Default Virtual Machine Configuration

  • Name New Virtual Machine

  • Location The default location configured for Client Hyper-V

  • Memory 512 MB

  • Network Connection Not Connected

  • Virtual Hard disk Dynamically expanding hard disk with 127 GB capacity

  • Operating System No Media specified

 

Exercise Creating Virtual Machine in Hyper-V Manager

  • Hyper-V is not enabled by default on windows 8.

  • For enabling this go to Control Panel - Select Programs and Features - on the left panel Click on “Turn Windows features on or off”. Select  “ž Hyper-V” option and Click on OK.

Description: [Featureonoroff7.png]

 

  • Now wait for some time till it installs Hyper-V features for Windows 8.

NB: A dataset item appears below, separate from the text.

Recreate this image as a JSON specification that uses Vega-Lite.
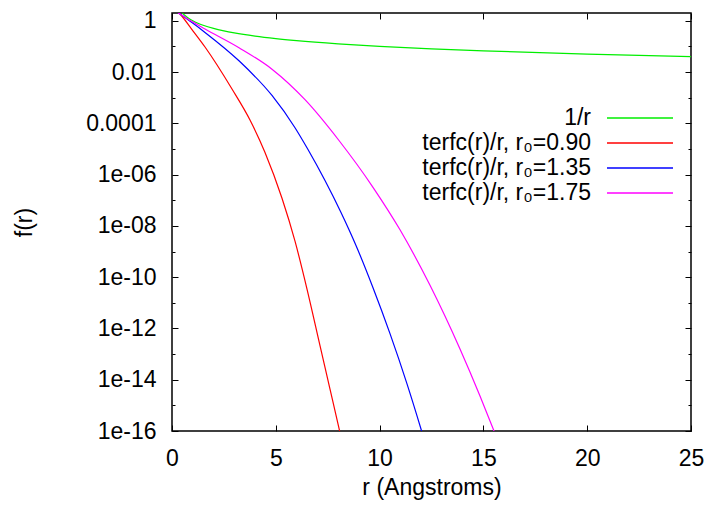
{
  "$schema": "https://vega.github.io/schema/vega-lite/v6.json",
  "width": 519,
  "height": 418,
  "autosize": {"type": "none"},
  "padding": {"left": 172, "top": 13, "right": 21, "bottom": 77},
  "background": "white",
  "config": {
    "font": "Liberation Sans",
    "view": {"stroke": "#000", "strokeWidth": 1.5},
    "axis": {"domain": false, "grid": false, "tickColor": "#000", "tickWidth": 1, "labelColor": "#000", "titleColor": "#000", "labelFont": "Liberation Sans", "titleFont": "Liberation Sans", "labelFontSize": 23, "titleFontSize": 23, "titleFontWeight": "normal"},
    "legend": {"labelFont": "Liberation Sans", "labelFontSize": 23, "labelColor": "#000"}
  },
  "data": {"values": [
    {"series": "1/r", "r": 0.5, "f": 2},
    {"series": "1/r", "r": 0.6, "f": 1.667},
    {"series": "1/r", "r": 0.7, "f": 1.429},
    {"series": "1/r", "r": 0.8, "f": 1.25},
    {"series": "1/r", "r": 1, "f": 1},
    {"series": "1/r", "r": 1.25, "f": 0.8},
    {"series": "1/r", "r": 1.5, "f": 0.6667},
    {"series": "1/r", "r": 2, "f": 0.5},
    {"series": "1/r", "r": 2.5, "f": 0.4},
    {"series": "1/r", "r": 3, "f": 0.3333},
    {"series": "1/r", "r": 4, "f": 0.25},
    {"series": "1/r", "r": 5, "f": 0.2},
    {"series": "1/r", "r": 6, "f": 0.1667},
    {"series": "1/r", "r": 8, "f": 0.125},
    {"series": "1/r", "r": 10, "f": 0.1},
    {"series": "1/r", "r": 12.5, "f": 0.08},
    {"series": "1/r", "r": 15, "f": 0.06667},
    {"series": "1/r", "r": 20, "f": 0.05},
    {"series": "1/r", "r": 25, "f": 0.04},

    {"series": "terfc(r)/r, r₀=0.90", "r": 0.2, "f": 2.58},
    {"series": "terfc(r)/r, r₀=0.90", "r": 0.385, "f": 1.828},
    {"series": "terfc(r)/r, r₀=0.90", "r": 0.963, "f": 0.4508},
    {"series": "terfc(r)/r, r₀=0.90", "r": 1.59, "f": 0.09441},
    {"series": "terfc(r)/r, r₀=0.90", "r": 2.89, "f": 0.002173},
    {"series": "terfc(r)/r, r₀=0.90", "r": 3.757, "f": 1.343e-4},
    {"series": "terfc(r)/r, r₀=0.90", "r": 4.48, "f": 7.261e-6},
    {"series": "terfc(r)/r, r₀=0.90", "r": 5.299, "f": 1.189e-7},
    {"series": "terfc(r)/r, r₀=0.90", "r": 5.925, "f": 2.523e-9},
    {"series": "terfc(r)/r, r₀=0.90", "r": 6.503, "f": 3.443e-11},
    {"series": "terfc(r)/r, r₀=0.90", "r": 7.129, "f": 2.138e-13},
    {"series": "terfc(r)/r, r₀=0.90", "r": 7.611, "f": 4.305e-15},
    {"series": "terfc(r)/r, r₀=0.90", "r": 8.059, "f": 1.132e-16},
    {"series": "terfc(r)/r, r₀=0.90", "r": 8.333, "f": 1.268e-17},

    {"series": "terfc(r)/r, r₀=1.35", "r": 0.2, "f": 2.33},
    {"series": "terfc(r)/r, r₀=1.35", "r": 0.385, "f": 1.828},
    {"series": "terfc(r)/r, r₀=1.35", "r": 0.963, "f": 0.8453},
    {"series": "terfc(r)/r, r₀=1.35", "r": 1.59, "f": 0.3499},
    {"series": "terfc(r)/r, r₀=1.35", "r": 3.227, "f": 0.02735},
    {"series": "terfc(r)/r, r₀=1.35", "r": 4.817, "f": 0.001213},
    {"series": "terfc(r)/r, r₀=1.35", "r": 5.925, "f": 6.73e-5},
    {"series": "terfc(r)/r, r₀=1.35", "r": 6.551, "f": 9.506e-6},
    {"series": "terfc(r)/r, r₀=1.35", "r": 7.37, "f": 5.875e-7},
    {"series": "terfc(r)/r, r₀=1.35", "r": 8.141, "f": 3.319e-8},
    {"series": "terfc(r)/r, r₀=1.35", "r": 8.863, "f": 1.714e-9},
    {"series": "terfc(r)/r, r₀=1.35", "r": 9.682, "f": 3.873e-11},
    {"series": "terfc(r)/r, r₀=1.35", "r": 10.501, "f": 6.281e-13},
    {"series": "terfc(r)/r, r₀=1.35", "r": 11.32, "f": 6.918e-15},
    {"series": "terfc(r)/r, r₀=1.35", "r": 11.994, "f": 1.197e-16},
    {"series": "terfc(r)/r, r₀=1.35", "r": 12.428, "f": 7.656e-18},

    {"series": "terfc(r)/r, r₀=1.75", "r": 0.2, "f": 2.29},
    {"series": "terfc(r)/r, r₀=1.75", "r": 0.385, "f": 1.828},
    {"series": "terfc(r)/r, r₀=1.75", "r": 0.963, "f": 0.9247},
    {"series": "terfc(r)/r, r₀=1.75", "r": 1.59, "f": 0.4753},
    {"series": "terfc(r)/r, r₀=1.75", "r": 3.227, "f": 0.08872},
    {"series": "terfc(r)/r, r₀=1.75", "r": 4.817, "f": 0.01285},
    {"series": "terfc(r)/r, r₀=1.75", "r": 6.407, "f": 8.318e-4},
    {"series": "terfc(r)/r, r₀=1.75", "r": 8.044, "f": 2.133e-5},
    {"series": "terfc(r)/r, r₀=1.75", "r": 9.682, "f": 3.192e-7},
    {"series": "terfc(r)/r, r₀=1.75", "r": 10.983, "f": 7.015e-9},
    {"series": "terfc(r)/r, r₀=1.75", "r": 12.428, "f": 4.808e-11},
    {"series": "terfc(r)/r, r₀=1.75", "r": 13.873, "f": 1.574e-13},
    {"series": "terfc(r)/r, r₀=1.75", "r": 14.836, "f": 2.317e-15},
    {"series": "terfc(r)/r, r₀=1.75", "r": 15.511, "f": 1.0e-16},
    {"series": "terfc(r)/r, r₀=1.75", "r": 16.04, "f": 7.656e-18}
  ]},
  "layer": [
    {
      "mark": {"type": "line", "clip": true, "interpolate": "monotone", "strokeWidth": 1.2},
      "encoding": {
        "x": {"field": "r", "type": "quantitative", "scale": {"domain": [0, 25], "nice": false, "zero": false},
              "axis": {"orient": "bottom", "values": [0, 5, 10, 15, 20, 25], "format": "d", "tickSize": -6, "labelPadding": 22, "title": "r (Angstroms)", "titlePadding": 6, "labelFlush": false}},
        "y": {"field": "f", "type": "quantitative", "scale": {"type": "log", "domain": [1e-16, 2], "nice": false},
              "axis": {"orient": "left", "values": [1, 0.01, 0.0001, 1e-6, 1e-8, 1e-10, 1e-12, 1e-14, 1e-16], "tickSize": -6, "labelPadding": 22, "title": "f(r)", "titlePadding": 49, "labelFlush": false,
                       "labelExpr": "round(log(datum.value)/LN10) == 0 ? '1' : round(log(datum.value)/LN10) == -2 ? '0.01' : round(log(datum.value)/LN10) == -4 ? '0.0001' : '1e-' + (round(log(datum.value)/LN10) > -10 ? '0' : '') + (-round(log(datum.value)/LN10))"}},
        "color": {"field": "series", "type": "nominal",
                  "scale": {"domain": ["1/r", "terfc(r)/r, r₀=0.90", "terfc(r)/r, r₀=1.35", "terfc(r)/r, r₀=1.75"], "range": ["#00ee00", "#ff0000", "#0000ff", "#ff00ff"]},
                  "legend": {"orient": "none", "legendX": 456, "legendY": 93, "title": null, "symbolType": "M-3,0H3", "symbolSize": 484, "symbolStrokeWidth": 1.5, "labelAlign": "right", "labelOffset": -61, "labelLimit": 500, "rowPadding": 1, "padding": 0}}
      }
    },
    {
      "mark": {"type": "line", "clip": true, "opacity": 0},
      "encoding": {
        "x": {"field": "r", "type": "quantitative", "axis": {"orient": "top", "values": [0, 5, 10, 15, 20, 25], "tickSize": -6, "labels": false, "title": null}},
        "y": {"field": "f", "type": "quantitative", "axis": {"orient": "right", "values": [1, 0.01, 0.0001, 1e-6, 1e-8, 1e-10, 1e-12, 1e-14, 1e-16], "tickSize": -6, "labels": false, "title": null}},
        "detail": {"field": "series", "type": "nominal"}
      }
    },
    {
      "mark": {"type": "line", "clip": true, "opacity": 0},
      "encoding": {
        "x": {"field": "r", "type": "quantitative", "axis": null},
        "y": {"field": "f", "type": "quantitative", "axis": {"orient": "left", "values": [0.1, 0.001, 1e-5, 1e-7, 1e-9, 1e-11, 1e-13, 1e-15], "tickSize": -3, "labels": false, "title": null}},
        "detail": {"field": "series", "type": "nominal"}
      }
    },
    {
      "mark": {"type": "line", "clip": true, "opacity": 0},
      "encoding": {
        "x": {"field": "r", "type": "quantitative", "axis": null},
        "y": {"field": "f", "type": "quantitative", "axis": {"orient": "right", "values": [0.1, 0.001, 1e-5, 1e-7, 1e-9, 1e-11, 1e-13, 1e-15], "tickSize": -3, "labels": false, "title": null}},
        "detail": {"field": "series", "type": "nominal"}
      }
    }
  ],
  "resolve": {"axis": {"x": "independent", "y": "independent"}}
}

  • After completion, Select Start Screen and scroll down to right side. You will get Hyper-V Manager Tile, Select it and Press Enter.

  • In Hyper-V Manager, in the Actions pane, click New, and then click Virtual Machine.

  • The New Virtual Machine Wizard appears. Click Next.

  • On the Specify Name and Location page, in the Name field, type the name of your virtual machine, let’s say you want to install Windows 7, type appropriate name. If you want to store to different location then default, click ž Store the Virtual machine in a different location and select new location.

  • Click Next button.

  • On the Assign Memory page, in the Memory field, specify the amount of memory to assign the virtual machine, by default it is 512 MB, and then click Next button.

  • On the Configure Networking page, in the Connection list, select the appropriate network, and then click Next.

  • On the Connect Virtual Hard Disk page, either create a new VHD, or use an existing VHD file that has already been created. If you choose the Create a Virtual Hard Disk option, you can create dynamically expanding Virtual hard disk with default format of .VHDX and Default size of 127 GB, and then click Next.

  • On the Completing the New Virtual Machine Wizard page, click Finish.

  • Virtual Machine can be in five different States.

    • Stopped. A virtual machine that is stopped does not consume any resources on the host machine. It is in a same state to a physical computer being powered off.

    • Starting. When a virtual machine is first started, it remains in the starting state for a brief moment, during which required resources are checked and assigned to the virtual machine. After this check and assignment occurs, the starting state changes.

    • Running. A virtual machine is in its normal operable state when Running is displayed. A running virtual machine responds to keyboard and mouse input, and shows whatever information is being sent to the virtual machine’s display adapter when you are connected to the virtual machine.

    • Paused. When a virtual machine is paused, it still maintains its allocation of host-computer resources, but places the virtual machine’s operating system in a temporary sleep state.

    • Saved. When a virtual machine is in the saved state, its current operating state is saved to the hard disk, and it stops consuming host computer resources until you start it and place it into the running state. When a Client Hyper-V computer that supports hibernate and sleep modes enters one of these modes, virtual machines that are running will enter the saved state.